Task:
Each line below must be set down exactly; omit any image you find.

** start Source material **

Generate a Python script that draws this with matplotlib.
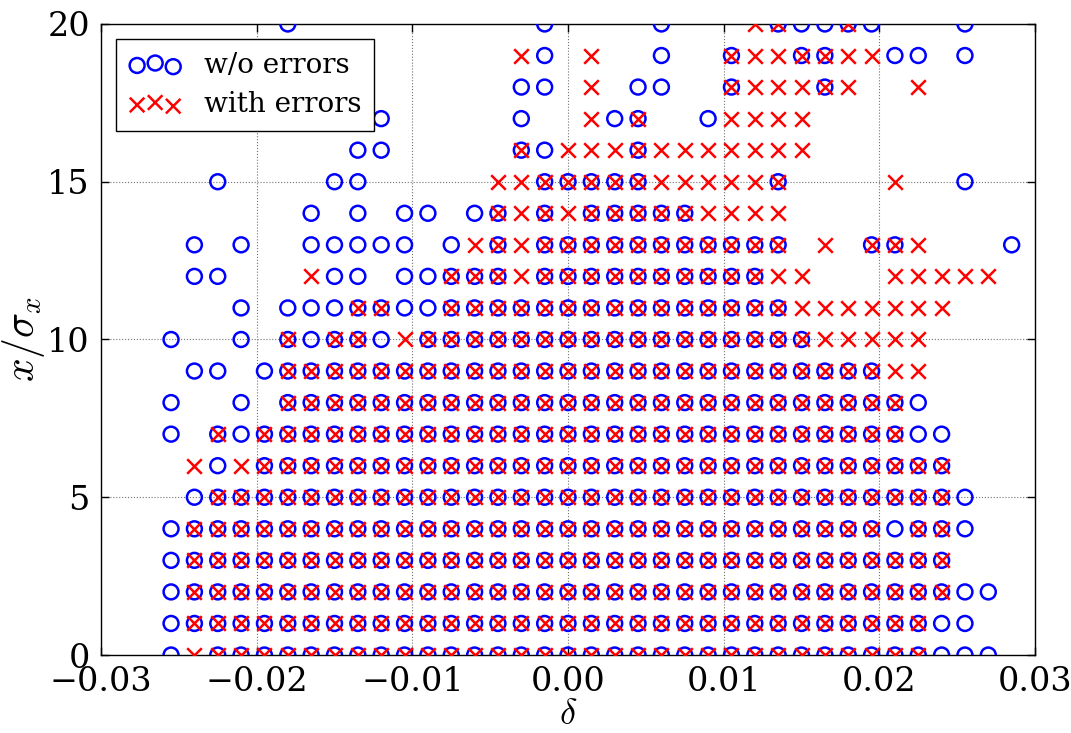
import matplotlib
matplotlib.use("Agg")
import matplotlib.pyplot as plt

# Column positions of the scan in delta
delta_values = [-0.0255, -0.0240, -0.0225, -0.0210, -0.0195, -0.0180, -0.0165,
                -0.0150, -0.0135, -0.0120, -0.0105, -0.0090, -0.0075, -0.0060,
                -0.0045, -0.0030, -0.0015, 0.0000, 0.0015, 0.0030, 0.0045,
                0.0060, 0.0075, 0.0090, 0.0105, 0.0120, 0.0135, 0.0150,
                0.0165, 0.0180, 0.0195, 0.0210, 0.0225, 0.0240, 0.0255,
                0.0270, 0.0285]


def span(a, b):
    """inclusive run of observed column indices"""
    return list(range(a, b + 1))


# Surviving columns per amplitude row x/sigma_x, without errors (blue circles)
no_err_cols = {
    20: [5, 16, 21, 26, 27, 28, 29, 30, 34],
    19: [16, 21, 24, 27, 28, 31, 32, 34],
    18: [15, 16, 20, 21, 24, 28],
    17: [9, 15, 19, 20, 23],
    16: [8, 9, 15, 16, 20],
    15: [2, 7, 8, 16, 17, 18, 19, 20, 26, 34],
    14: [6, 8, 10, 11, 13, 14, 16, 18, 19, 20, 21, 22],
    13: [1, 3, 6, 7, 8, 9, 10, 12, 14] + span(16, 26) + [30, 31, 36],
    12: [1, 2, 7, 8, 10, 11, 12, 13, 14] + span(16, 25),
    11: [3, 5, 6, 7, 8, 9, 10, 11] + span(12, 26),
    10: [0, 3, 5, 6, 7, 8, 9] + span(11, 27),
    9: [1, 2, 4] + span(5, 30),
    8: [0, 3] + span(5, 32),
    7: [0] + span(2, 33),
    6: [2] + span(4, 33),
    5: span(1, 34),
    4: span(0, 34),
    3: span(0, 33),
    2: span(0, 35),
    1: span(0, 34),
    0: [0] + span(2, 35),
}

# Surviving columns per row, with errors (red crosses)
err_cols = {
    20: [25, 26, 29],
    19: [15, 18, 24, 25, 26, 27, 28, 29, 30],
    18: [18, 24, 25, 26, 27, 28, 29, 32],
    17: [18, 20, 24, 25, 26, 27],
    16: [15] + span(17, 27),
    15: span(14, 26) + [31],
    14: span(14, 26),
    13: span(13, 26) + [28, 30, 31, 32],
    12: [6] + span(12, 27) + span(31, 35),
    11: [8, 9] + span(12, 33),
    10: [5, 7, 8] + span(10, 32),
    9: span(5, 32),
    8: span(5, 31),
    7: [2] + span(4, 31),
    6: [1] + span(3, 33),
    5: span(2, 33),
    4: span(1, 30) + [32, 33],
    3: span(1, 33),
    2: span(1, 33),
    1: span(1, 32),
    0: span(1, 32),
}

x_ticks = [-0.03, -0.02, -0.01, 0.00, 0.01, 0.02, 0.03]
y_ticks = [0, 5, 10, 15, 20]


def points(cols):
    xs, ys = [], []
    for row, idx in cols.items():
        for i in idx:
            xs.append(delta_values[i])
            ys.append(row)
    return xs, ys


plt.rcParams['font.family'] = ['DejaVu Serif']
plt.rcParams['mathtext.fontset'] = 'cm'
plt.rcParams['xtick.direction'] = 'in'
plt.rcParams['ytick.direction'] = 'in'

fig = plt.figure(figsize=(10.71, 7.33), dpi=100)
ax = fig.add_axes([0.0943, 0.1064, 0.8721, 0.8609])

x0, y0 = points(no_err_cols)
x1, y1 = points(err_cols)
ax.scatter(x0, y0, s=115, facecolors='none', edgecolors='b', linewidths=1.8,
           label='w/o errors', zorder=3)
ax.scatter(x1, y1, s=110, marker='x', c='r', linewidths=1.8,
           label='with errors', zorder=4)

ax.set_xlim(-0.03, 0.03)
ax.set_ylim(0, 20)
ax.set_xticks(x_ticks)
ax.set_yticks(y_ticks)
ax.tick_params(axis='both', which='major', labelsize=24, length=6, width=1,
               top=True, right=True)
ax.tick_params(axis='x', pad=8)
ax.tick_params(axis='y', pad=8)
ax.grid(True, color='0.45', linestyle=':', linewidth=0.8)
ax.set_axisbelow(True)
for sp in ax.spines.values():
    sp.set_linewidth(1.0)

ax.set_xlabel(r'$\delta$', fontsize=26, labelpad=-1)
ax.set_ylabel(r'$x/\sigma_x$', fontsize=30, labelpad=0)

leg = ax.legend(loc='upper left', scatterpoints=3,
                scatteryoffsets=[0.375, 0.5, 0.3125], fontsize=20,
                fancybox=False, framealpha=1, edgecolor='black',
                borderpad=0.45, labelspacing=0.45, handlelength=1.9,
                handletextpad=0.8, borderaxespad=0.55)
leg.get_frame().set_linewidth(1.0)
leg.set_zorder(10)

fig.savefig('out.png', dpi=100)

** end Source material **

Reply:
Generate a Python script that draws this with matplotlib.
import matplotlib
matplotlib.use("Agg")
import matplotlib.pyplot as plt

# Column positions of the scan in delta
delta_values = [-0.0255, -0.0240, -0.0225, -0.0210, -0.0195, -0.0180, -0.0165,
                -0.0150, -0.0135, -0.0120, -0.0105, -0.0090, -0.0075, -0.0060,
                -0.0045, -0.0030, -0.0015, 0.0000, 0.0015, 0.0030, 0.0045,
                0.0060, 0.0075, 0.0090, 0.0105, 0.0120, 0.0135, 0.0150,
                0.0165, 0.0180, 0.0195, 0.0210, 0.0225, 0.0240, 0.0255,
                0.0270, 0.0285]


def span(a, b):
    """inclusive run of observed column indices"""
    return list(range(a, b + 1))


# Surviving columns per amplitude row x/sigma_x, without errors (blue circles)
no_err_cols = {
    20: [5, 16, 21, 26, 27, 28, 29, 30, 34],
    19: [16, 21, 24, 27, 28, 31, 32, 34],
    18: [15, 16, 20, 21, 24, 28],
    17: [9, 15, 19, 20, 23],
    16: [8, 9, 15, 16, 20],
    15: [2, 7, 8, 16, 17, 18, 19, 20, 26, 34],
    14: [6, 8, 10, 11, 13, 14, 16, 18, 19, 20, 21, 22],
    13: [1, 3, 6, 7, 8, 9, 10, 12, 14] + span(16, 26) + [30, 31, 36],
    12: [1, 2, 7, 8, 10, 11, 12, 13, 14] + span(16, 25),
    11: [3, 5, 6, 7, 8, 9, 10, 11] + span(12, 26),
    10: [0, 3, 5, 6, 7, 8, 9] + span(11, 27),
    9: [1, 2, 4] + span(5, 30),
    8: [0, 3] + span(5, 32),
    7: [0] + span(2, 33),
    6: [2] + span(4, 33),
    5: span(1, 34),
    4: span(0, 34),
    3: span(0, 33),
    2: span(0, 35),
    1: span(0, 34),
    0: [0] + span(2, 35),
}

# Surviving columns per row, with errors (red crosses)
err_cols = {
    20: [25, 26, 29],
    19: [15, 18, 24, 25, 26, 27, 28, 29, 30],
    18: [18, 24, 25, 26, 27, 28, 29, 32],
    17: [18, 20, 24, 25, 26, 27],
    16: [15] + span(17, 27),
    15: span(14, 26) + [31],
    14: span(14, 26),
    13: span(13, 26) + [28, 30, 31, 32],
    12: [6] + span(12, 27) + span(31, 35),
    11: [8, 9] + span(12, 33),
    10: [5, 7, 8] + span(10, 32),
    9: span(5, 32),
    8: span(5, 31),
    7: [2] + span(4, 31),
    6: [1] + span(3, 33),
    5: span(2, 33),
    4: span(1, 30) + [32, 33],
    3: span(1, 33),
    2: span(1, 33),
    1: span(1, 32),
    0: span(1, 32),
}

x_ticks = [-0.03, -0.02, -0.01, 0.00, 0.01, 0.02, 0.03]
y_ticks = [0, 5, 10, 15, 20]


def points(cols):
    xs, ys = [], []
    for row, idx in cols.items():
        for i in idx:
            xs.append(delta_values[i])
            ys.append(row)
    return xs, ys


plt.rcParams['font.family'] = ['DejaVu Serif']
plt.rcParams['mathtext.fontset'] = 'cm'
plt.rcParams['xtick.direction'] = 'in'
plt.rcParams['ytick.direction'] = 'in'

fig = plt.figure(figsize=(10.71, 7.33), dpi=100)
ax = fig.add_axes([0.0943, 0.1064, 0.8721, 0.8609])

x0, y0 = points(no_err_cols)
x1, y1 = points(err_cols)
ax.scatter(x0, y0, s=115, facecolors='none', edgecolors='b', linewidths=1.8,
           label='w/o errors', zorder=3)
ax.scatter(x1, y1, s=110, marker='x', c='r', linewidths=1.8,
           label='with errors', zorder=4)

ax.set_xlim(-0.03, 0.03)
ax.set_ylim(0, 20)
ax.set_xticks(x_ticks)
ax.set_yticks(y_ticks)
ax.tick_params(axis='both', which='major', labelsize=24, length=6, width=1,
               top=True, right=True)
ax.tick_params(axis='x', pad=8)
ax.tick_params(axis='y', pad=8)
ax.grid(True, color='0.45', linestyle=':', linewidth=0.8)
ax.set_axisbelow(True)
for sp in ax.spines.values():
    sp.set_linewidth(1.0)

ax.set_xlabel(r'$\delta$', fontsize=26, labelpad=-1)
ax.set_ylabel(r'$x/\sigma_x$', fontsize=30, labelpad=0)

leg = ax.legend(loc='upper left', scatterpoints=3,
                scatteryoffsets=[0.375, 0.5, 0.3125], fontsize=20,
                fancybox=False, framealpha=1, edgecolor='black',
                borderpad=0.45, labelspacing=0.45, handlelength=1.9,
                handletextpad=0.8, borderaxespad=0.55)
leg.get_frame().set_linewidth(1.0)
leg.set_zorder(10)

fig.savefig('out.png', dpi=100)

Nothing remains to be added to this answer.